Once we had landed at Tegel, I told Sheila I didn’t want to see her again. I said it even though between flights in Paris — where the drafty jet bridge had finished me off — she had bought a dark-skinned doll for my daughter, Anne, since I’d been unable to find a “brown” doll in either Cairo or Alexandria.

Sheila said that I shouldn’t act so childish, she would take care of me, and after I was healthy again, we could discuss the whole thing. My jealousy at any rate was as foolish as it was unfounded.

We could talk about it again at some point, I said, handing the cabdriver my suitcase, but first I wanted to get well, and having her around would be simply toxic.

I hadn’t intended to insult Sheila, but I wouldn’t have gotten rid of her otherwise.

I mention my illness and separation from Sheila because if I don’t, no one will understand why I didn’t give a thought to the incident in Cairo for quite some time, let alone tell anyone about it.

From a psychological viewpoint it’s easy to explain. My memory waited until I had recuperated and halfway overcome the separation from Sheila. At that point I began to talk about it, because I thought telling the story would help objectify it. By now I’ve told it often, quite often, blaming myself, admitting my guilt — all of which provides only short-term relief.

My story is about the next-to-last evening, when I joined Hoda and the other women to dine on squab or, far better, “pigeon”—for my sake we all had to speak English — and what a far more apt word “pigeon” is than the German Taube, because when you say “pigeon” you can literally feel the swollen, rubbery consistency of a stuffed squab as your lips touch it right before that first bite. I’ve never spent much time describing our little gathering, or the women, whom most locals took to be Christians since they were in European clothes, but who spoke Arabic. I’ve also never mentioned the vendors, the deaf-mute fortune-teller, the children, and a heavily made-up girl of thirteen or fourteen.

That evening, the whole absurd conference, the readings, my illness, the virus slinking its way inside me — it all probably belongs in the story, as well as a restaurant called the Fish Market and the fishermen in the harbor basin of Alexandria.

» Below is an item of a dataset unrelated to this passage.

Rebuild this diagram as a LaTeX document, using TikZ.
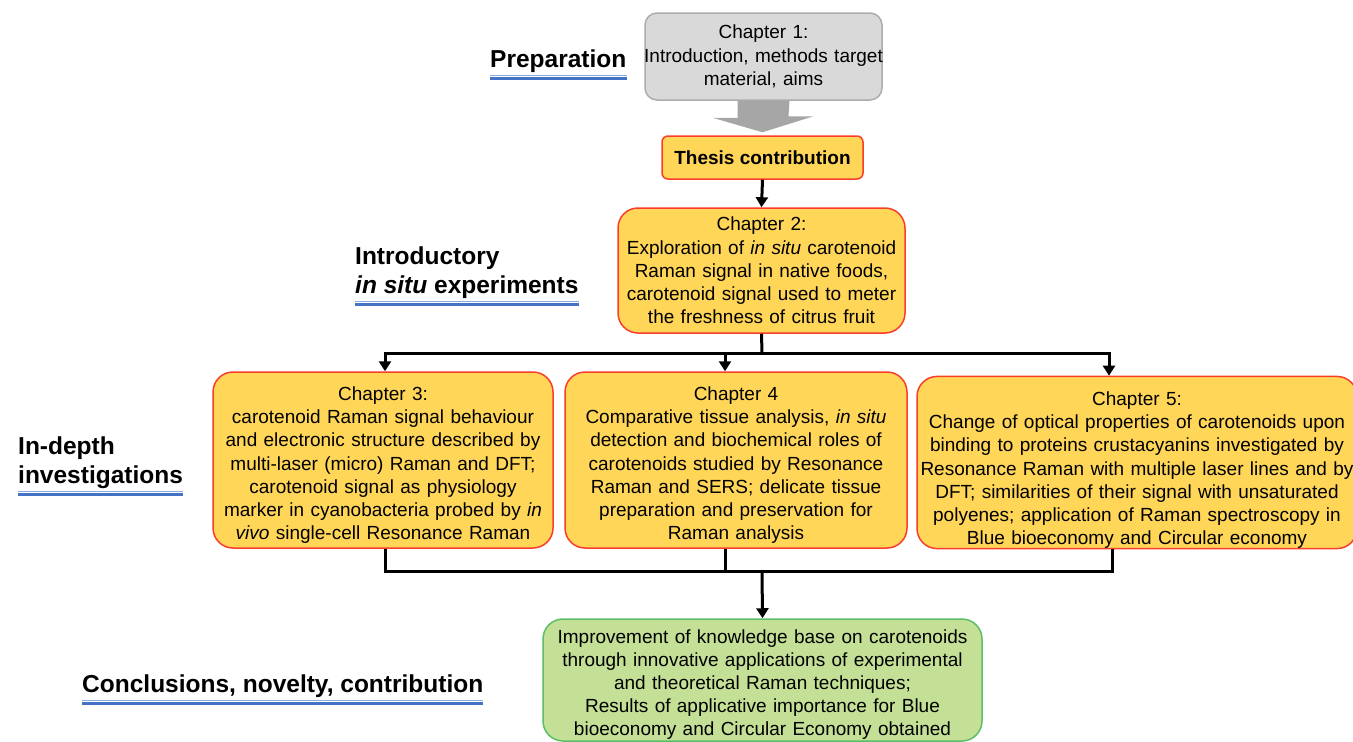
\documentclass[tikz,border=0pt]{standalone}
\usepackage{fontspec}
\setmainfont{Liberation Sans}
\usepackage{xcolor}
\usepackage{tikz}
\usetikzlibrary{arrows.meta,calc}

\definecolor{boxyellow}{RGB}{255,214,88}
\definecolor{boxred}{RGB}{250,62,42}
\definecolor{boxgray}{RGB}{217,217,217}
\definecolor{edgegray}{RGB}{172,172,172}
\definecolor{arrowgray}{RGB}{166,166,166}
\definecolor{boxgreen}{RGB}{196,224,150}
\definecolor{edgegreen}{RGB}{92,190,104}
\definecolor{ulinedark}{RGB}{68,114,196}
\definecolor{ulinelight}{RGB}{143,170,220}

\begin{document}
\begin{tikzpicture}[x=1pt,y=-1pt,
    chapbox/.style={draw=boxred, line width=1.5pt, fill=boxyellow, rounded corners=20pt,
        align=center, inner ysep=0pt, inner xsep=-10pt, font=\fontsize{19}{23.2}\selectfont},
    graybox/.style={chapbox, draw=edgegray, fill=boxgray, rounded corners=12pt},
    greenbox/.style={chapbox, draw=edgegreen, fill=boxgreen},
    lower/.style={execute at begin node={\rule{0pt}{#1}}},
    heading/.style={font=\fontsize{24.5}{29}\selectfont\bfseries, align=left,
        inner sep=0pt, anchor=base west},
    link/.style={line width=3pt},
    conn/.style={link, -{Triangle[length=10pt,width=12pt]}}]
    \useasboundingbox (0,0) rectangle (1353,742);

    \node[graybox, minimum width=237pt, minimum height=87pt, text width=257pt] (ch1) at (763.5,56.5)
        {Chapter 1:\\ Introduction, methods target\\ material, aims};
    \node[chapbox, rounded corners=6pt, inner xsep=0pt, minimum width=201pt, minimum height=43pt,
        font=\fontsize{19}{23.2}\selectfont\bfseries] (thesis) at (762.5,157.5) {Thesis contribution};
    \node[chapbox, minimum width=287pt, minimum height=125pt, text width=307pt] (ch2) at (761.5,270.5)
        {Chapter 2:\\ Exploration of \textit{in situ} carotenoid\\ Raman signal in native foods,\\
         carotenoid signal used to meter\\ the freshness of citrus fruit};
    \node[chapbox, lower=24pt, minimum width=340pt, minimum height=176pt, text width=360pt] (ch3) at (383,460)
        {Chapter 3:\\ carotenoid Raman signal behaviour\\ and electronic structure described by\\
         multi-laser (micro) Raman and DFT;\\ carotenoid signal as physiology\\
         marker in cyanobacteria probed by \textit{in}\\ \textit{vivo} single-cell Resonance Raman};
    \node[chapbox, lower=24pt, minimum width=342pt, minimum height=176pt, text width=362pt] (ch4) at (736,460)
        {Chapter 4\\ Comparative tissue analysis, \textit{in situ}\\ detection and biochemical roles of\\
         carotenoids studied by Resonance\\ Raman and SERS; delicate tissue\\
         preparation and preservation for\\ Raman analysis};
    \node[chapbox, lower=29pt, minimum width=440pt, minimum height=171pt, text width=460pt] (ch5) at (1137,462.5)
        {Chapter 5:\\ Change of optical properties of carotenoids upon\\
         binding to proteins crustacyanins investigated by\\
         Resonance Raman with multiple laser lines and by\\
         DFT; similarities of their signal with unsaturated\\
         polyenes; application of Raman spectroscopy in\\ Blue bioeconomy and Circular economy};
    \node[greenbox, lower=23pt, minimum width=439pt, minimum height=122pt, text width=459pt] (concl) at (762.5,680)
        {Improvement of knowledge base on carotenoids\\ through innovative applications of experimental\\
         and theoretical Raman techniques;\\ Results of applicative importance for Blue\\
         bioeconomy and Circular Economy obtained};

    % stage titles
    \node[heading] (prep) at (490,67) {Preparation};
    \node[heading] (intro) at (355,293) {Introductory\\ \textit{in situ} experiments};
    \node[heading] (depth) at (18,483) {In-depth\\ investigations};
    \node[heading] (result) at (82,692) {Conclusions, novelty, contribution};
    \foreach \h in {prep,intro,depth,result}{
        \draw[ulinelight, line width=1.5pt] ([yshift=-3pt]\h.south west) -- ([yshift=-3pt]\h.south east);
        \draw[ulinedark, line width=3pt] ([yshift=-6.5pt]\h.south west) -- ([yshift=-6.5pt]\h.south east);
    }

    % block arrow
    \fill[arrowgray] ([xshift=-26pt]ch1.south) -- ++(0,17) -- ++(-25,0) -- ([yshift=3pt]thesis.north)
        -- ++(51,-16) -- ++(-25,0) -- ([xshift=26pt]ch1.south) -- cycle;

    % connectors
    \coordinate (split) at (762,353);
    \coordinate (join) at (762,571);
    \draw[conn] (thesis.south) -- (ch2.north);
    \draw[link] (ch2.south) -- (split);
    \draw[conn] (split) -| ([xshift=2pt]ch3.north);
    \draw[conn] (split) -| ([xshift=-28pt]ch5.north);
    \draw[conn] ([xshift=-11pt]ch4.north |- split) -- ([xshift=-11pt]ch4.north);
    \draw[link] ([xshift=2pt]ch3.south) |- (join);
    \draw[link] ([xshift=-25pt]ch5.south) |- (join);
    \draw[link] ([xshift=-11pt]ch4.south) -- ([xshift=-11pt]ch4.south |- join);
    \draw[conn] (join) -- (concl.north);
\end{tikzpicture}
\end{document}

I’ve never described the cabdriver, who was at least as much to blame as I was. But what good does it do me to cast aspersions on the cabbie? Above all I’ve never told about Sheila, about Sheila and Samir and the previous days.

By that next-to-last evening I was sick, tired, wounded — I wanted to get back to the hotel, I didn’t want to keep giving alms to beggars over and over, I wanted the cabdriver to finally pull away. But he took his time, chewing on his falafel. Luckily the cab doors were locked — a child to my left, a child to my right, children in a great swarm all around us, growing more and more brazen, spitting on the windshield — and then that loud bang as the taxi pulled away, as if they had all kicked it at once. The children were behind us now. The taxi zipped out onto the main road, I can’t say if we were doing thirty miles an hour or fifty or more. As far as I was concerned it couldn’t be too fast. And then, at some point, I see him, the boy, close to my shoulder, his eyes looking directly into mine, just a few inches away, wide-open eyes staring at me through the back windshield — with him hanging on my neck, so to speak. I don’t want him there, I want him to finally leave me in peace, I turn around again, look straight ahead.